### TASK REQUIREMENTS
Transcribe the listing exactly, leaving out every picture.

## Start

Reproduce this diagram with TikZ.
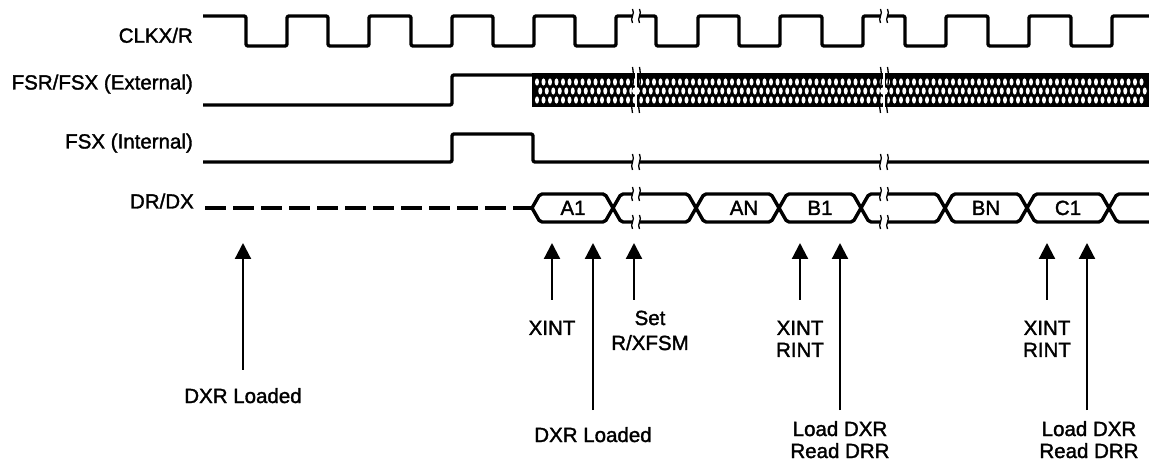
\documentclass[tikz,border=0pt]{standalone}
\usepackage{fontspec}
\setmainfont{Liberation Sans}
\newfontfamily\lblfont[RawFeature={embolden=1.6}]{Liberation Sans}
\usetikzlibrary{arrows.meta}
\newcommand\brkm[3]{%
  \fill[white] ({#1-2.6},{#2-2.3}) rectangle ({#1+2.6},{#2+2.3});
  \draw[brk] ({#1-3.5},{#2-#3}) .. controls ({#1-0.5},{#2-#3*0.3}) and ({#1-6.5},{#2+#3*0.3}) .. ({#1-3.5},{#2+#3});
  \draw[brk] ({#1+3.5},{#2-#3}) .. controls ({#1+6.5},{#2-#3*0.3}) and ({#1+0.5},{#2+#3*0.3}) .. ({#1+3.5},{#2+#3});
}
\newcommand\bandbrk[1]{%
  \fill[white] ({#1-1},73) rectangle ({#1+1},108.5);
  \draw[brk] ({#1-3.5},67) .. controls ({#1-0.5},83) and ({#1-6.5},99) .. ({#1-3.5},113);
  \draw[brk] ({#1+3.5},67) .. controls ({#1+6.5},83) and ({#1+0.5},99) .. ({#1+3.5},113);
  \fill[white] (#1,91) circle[radius=4pt];
}
\begin{document}
\begin{tikzpicture}[x=1pt,y=-1pt,
  sig/.style={line width=3.4pt, line join=round, rounded corners=2pt},
  arr/.style={line width=2.2pt, -{Triangle[length=16pt,width=16pt]}},
  lbl/.style={font=\lblfont\fontsize{20.5}{24}\selectfont, inner sep=0pt, anchor=base},
  sl/.style={lbl, anchor=base east},
  brk/.style={line width=1.3pt}]
\useasboundingbox (0,0) rectangle (1149,462);

% signal names
\node[sl] (clk)  at (193,42.7)  {CLKX/R};
\node[sl] (fsr)  at (193,89.5)  {FSR/FSX (External)};
\node[sl] (fsxi) at (193,148.5) {FSX (Internal)};
\node[sl] (drdx) at (194,208.5) {DR/DX};

% CLKX/R
\draw[sig] (203,16) -- (246,16) -- (246,46) -- (287,46) -- (287,16) -- (328,16) -- (328,46)
  -- (369,46) -- (369,16) -- (411,16) -- (411,46) -- (452,46) -- (452,16) -- (493,16)
  -- (493,46) -- (534,46) -- (534,16) -- (575,16) -- (575,46) -- (616,46) -- (616,16)
  -- (656,16) -- (656,46) -- (698,46) -- (698,16) -- (739,16) -- (739,46) -- (780,46)
  -- (780,16) -- (822,16) -- (822,46) -- (863,46) -- (863,16) -- (905,16) -- (905,46)
  -- (946,46) -- (946,16) -- (988,16) -- (988,46) -- (1029,46) -- (1029,16) -- (1071,16)
  -- (1071,46) -- (1112,46) -- (1112,16) -- (1149,16);

% FSR/FSX (External)
\fill[black] (532,73.3) rectangle (1149,107.5);
\foreach \i in {0,...,93}{
  \fill[white] (537+6.5*\i,82) ellipse[x radius=2pt, y radius=3.6pt];
  \fill[white] (540.25+6.5*\i,91) ellipse[x radius=2pt, y radius=3.6pt];
  \fill[white] (537+6.5*\i,100) ellipse[x radius=2pt, y radius=3.6pt];
}
\draw[sig] (203,105) -- (452,105) -- (452,75) -- (534,75);
\draw[line width=3.4pt] (533.7,73.3) -- (533.7,107.5);

% FSX (Internal)
\draw[sig] (203,162) -- (452,162) -- (452,134) -- (533,134) -- (533,162) -- (1149,162);

% DR/DX
\draw[line width=3.4pt, dash pattern=on 21pt off 7pt] (205,208) -- (532,208);
\draw[sig] (532,208) -- (540,194) -- (605,194) -- (621,222) -- (688,222) -- (704,194)
  -- (771,194) -- (787,222) -- (853,222) -- (869,194) -- (937,194) -- (953,222)
  -- (1019,222) -- (1035,194) -- (1101,194) -- (1117,222) -- (1149,222);
\draw[sig] (532,208) -- (540,222) -- (605,222) -- (621,194) -- (688,194) -- (704,222)
  -- (771,222) -- (787,194) -- (853,194) -- (869,222) -- (937,222) -- (953,194)
  -- (1019,194) -- (1035,222) -- (1101,222) -- (1117,194) -- (1149,194);
\node[lbl] (ca1) at (573,215) {A1};
\node[lbl] (can) at (744,215) {AN};
\node[lbl] (cb1) at (820,215) {B1};
\node[lbl] (cbn) at (986,215) {BN};
\node[lbl] (cc1) at (1068,215) {C1};

% breaks
\foreach \bx in {636,884}{
  \brkm{\bx}{16}{7}
  \bandbrk{\bx}
  \brkm{\bx}{162}{8}
  \brkm{\bx}{194}{7}
  \brkm{\bx}{222}{7}
}

% event arrows
\foreach \n/\x/\t in {a1/243/370, a2/552/300, a3/593/410, a4/634/300,
                      a5/800/300, a6/840/410, a7/1047/300, a8/1087/410}{
  \coordinate (\n tip) at (\x,243);
  \coordinate (\n tail) at (\x,\t);
  \draw[arr] (\n tail) -- (\n tip);
}

% event labels
\node[lbl] (l1)  at (243,403)  {DXR Loaded};
\node[lbl] (l2)  at (552,335)  {XINT};
\node[lbl] (l3a) at (650,325)  {Set};
\node[lbl] (l3b) at (650,350)  {R/XFSM};
\node[lbl] (l4)  at (593,442)  {DXR Loaded};
\node[lbl] (l5a) at (800,335)  {XINT};
\node[lbl] (l5b) at (800,357)  {RINT};
\node[lbl] (l6a) at (840,436)  {Load DXR};
\node[lbl] (l6b) at (840,458)  {Read DRR};
\node[lbl] (l7a) at (1047,335) {XINT};
\node[lbl] (l7b) at (1047,357) {RINT};
\node[lbl] (l8a) at (1089,436) {Load DXR};
\node[lbl] (l8b) at (1089,458) {Read DRR};
\end{tikzpicture}
\end{document}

## End

### REPLY TO THE EXERCISE
Reproduce this diagram with TikZ.
\documentclass[tikz,border=0pt]{standalone}
\usepackage{fontspec}
\setmainfont{Liberation Sans}
\newfontfamily\lblfont[RawFeature={embolden=1.6}]{Liberation Sans}
\usetikzlibrary{arrows.meta}
\newcommand\brkm[3]{%
  \fill[white] ({#1-2.6},{#2-2.3}) rectangle ({#1+2.6},{#2+2.3});
  \draw[brk] ({#1-3.5},{#2-#3}) .. controls ({#1-0.5},{#2-#3*0.3}) and ({#1-6.5},{#2+#3*0.3}) .. ({#1-3.5},{#2+#3});
  \draw[brk] ({#1+3.5},{#2-#3}) .. controls ({#1+6.5},{#2-#3*0.3}) and ({#1+0.5},{#2+#3*0.3}) .. ({#1+3.5},{#2+#3});
}
\newcommand\bandbrk[1]{%
  \fill[white] ({#1-1},73) rectangle ({#1+1},108.5);
  \draw[brk] ({#1-3.5},67) .. controls ({#1-0.5},83) and ({#1-6.5},99) .. ({#1-3.5},113);
  \draw[brk] ({#1+3.5},67) .. controls ({#1+6.5},83) and ({#1+0.5},99) .. ({#1+3.5},113);
  \fill[white] (#1,91) circle[radius=4pt];
}
\begin{document}
\begin{tikzpicture}[x=1pt,y=-1pt,
  sig/.style={line width=3.4pt, line join=round, rounded corners=2pt},
  arr/.style={line width=2.2pt, -{Triangle[length=16pt,width=16pt]}},
  lbl/.style={font=\lblfont\fontsize{20.5}{24}\selectfont, inner sep=0pt, anchor=base},
  sl/.style={lbl, anchor=base east},
  brk/.style={line width=1.3pt}]
\useasboundingbox (0,0) rectangle (1149,462);

% signal names
\node[sl] (clk)  at (193,42.7)  {CLKX/R};
\node[sl] (fsr)  at (193,89.5)  {FSR/FSX (External)};
\node[sl] (fsxi) at (193,148.5) {FSX (Internal)};
\node[sl] (drdx) at (194,208.5) {DR/DX};

% CLKX/R
\draw[sig] (203,16) -- (246,16) -- (246,46) -- (287,46) -- (287,16) -- (328,16) -- (328,46)
  -- (369,46) -- (369,16) -- (411,16) -- (411,46) -- (452,46) -- (452,16) -- (493,16)
  -- (493,46) -- (534,46) -- (534,16) -- (575,16) -- (575,46) -- (616,46) -- (616,16)
  -- (656,16) -- (656,46) -- (698,46) -- (698,16) -- (739,16) -- (739,46) -- (780,46)
  -- (780,16) -- (822,16) -- (822,46) -- (863,46) -- (863,16) -- (905,16) -- (905,46)
  -- (946,46) -- (946,16) -- (988,16) -- (988,46) -- (1029,46) -- (1029,16) -- (1071,16)
  -- (1071,46) -- (1112,46) -- (1112,16) -- (1149,16);

% FSR/FSX (External)
\fill[black] (532,73.3) rectangle (1149,107.5);
\foreach \i in {0,...,93}{
  \fill[white] (537+6.5*\i,82) ellipse[x radius=2pt, y radius=3.6pt];
  \fill[white] (540.25+6.5*\i,91) ellipse[x radius=2pt, y radius=3.6pt];
  \fill[white] (537+6.5*\i,100) ellipse[x radius=2pt, y radius=3.6pt];
}
\draw[sig] (203,105) -- (452,105) -- (452,75) -- (534,75);
\draw[line width=3.4pt] (533.7,73.3) -- (533.7,107.5);

% FSX (Internal)
\draw[sig] (203,162) -- (452,162) -- (452,134) -- (533,134) -- (533,162) -- (1149,162);

% DR/DX
\draw[line width=3.4pt, dash pattern=on 21pt off 7pt] (205,208) -- (532,208);
\draw[sig] (532,208) -- (540,194) -- (605,194) -- (621,222) -- (688,222) -- (704,194)
  -- (771,194) -- (787,222) -- (853,222) -- (869,194) -- (937,194) -- (953,222)
  -- (1019,222) -- (1035,194) -- (1101,194) -- (1117,222) -- (1149,222);
\draw[sig] (532,208) -- (540,222) -- (605,222) -- (621,194) -- (688,194) -- (704,222)
  -- (771,222) -- (787,194) -- (853,194) -- (869,222) -- (937,222) -- (953,194)
  -- (1019,194) -- (1035,222) -- (1101,222) -- (1117,194) -- (1149,194);
\node[lbl] (ca1) at (573,215) {A1};
\node[lbl] (can) at (744,215) {AN};
\node[lbl] (cb1) at (820,215) {B1};
\node[lbl] (cbn) at (986,215) {BN};
\node[lbl] (cc1) at (1068,215) {C1};

% breaks
\foreach \bx in {636,884}{
  \brkm{\bx}{16}{7}
  \bandbrk{\bx}
  \brkm{\bx}{162}{8}
  \brkm{\bx}{194}{7}
  \brkm{\bx}{222}{7}
}

% event arrows
\foreach \n/\x/\t in {a1/243/370, a2/552/300, a3/593/410, a4/634/300,
                      a5/800/300, a6/840/410, a7/1047/300, a8/1087/410}{
  \coordinate (\n tip) at (\x,243);
  \coordinate (\n tail) at (\x,\t);
  \draw[arr] (\n tail) -- (\n tip);
}

% event labels
\node[lbl] (l1)  at (243,403)  {DXR Loaded};
\node[lbl] (l2)  at (552,335)  {XINT};
\node[lbl] (l3a) at (650,325)  {Set};
\node[lbl] (l3b) at (650,350)  {R/XFSM};
\node[lbl] (l4)  at (593,442)  {DXR Loaded};
\node[lbl] (l5a) at (800,335)  {XINT};
\node[lbl] (l5b) at (800,357)  {RINT};
\node[lbl] (l6a) at (840,436)  {Load DXR};
\node[lbl] (l6b) at (840,458)  {Read DRR};
\node[lbl] (l7a) at (1047,335) {XINT};
\node[lbl] (l7b) at (1047,357) {RINT};
\node[lbl] (l8a) at (1089,436) {Load DXR};
\node[lbl] (l8b) at (1089,458) {Read DRR};
\end{tikzpicture}
\end{document}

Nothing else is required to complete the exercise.